Bearing in mind the above principles I have to decide whether or not the Applicant has shown a prima facie case with a probability of success at the trial. The 1st Defendant is threatening to exercise its statutory power of sale of the said property as the 2nd Defendant has defaulted in his obligations under the charge. The Plaintiff is not a party to the contract of charge. He fears that if the statutory power of sale is exercised, he will lose a bargain. The 2nd Defendant, the chargor has not been served with any papers in this suit to date.
He has not challenged the 1st Defendant’s exercise of the statutory power of sale under the charge. I have therefore no doubt in my mind that the Plaintiff has not shown a prima facie case with a probability of success at the trial. I am also not persuaded that the Plaintiff has legal rights in respect of the said property, which may be protected by the injunction sought against the 1st Defendant. Indeed I venture to add that on a prima facie basis the prayers sought against the 1st Defendant are not available to the Plaintiff.

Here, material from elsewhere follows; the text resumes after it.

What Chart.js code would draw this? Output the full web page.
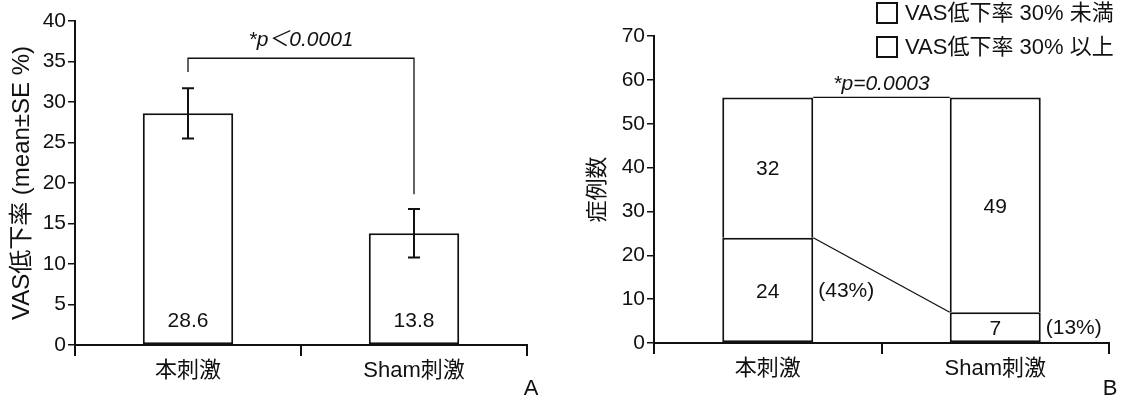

The Plaintiff is not seeking to enforce a known right. He is in my view asking the Court to contract for him with the 1st Defendant. To this extend he may not even have an arguable case.
Having found as above, it is not necessary to consider the second condition for the grant of an interlocutory injunction. This application is accordingly dismissed with costs to the 1st Defendant.
It is so ordered.
DATED AND DELIVERED AT NARIOBI THIS 18th DAY OF OCTOBER 2004.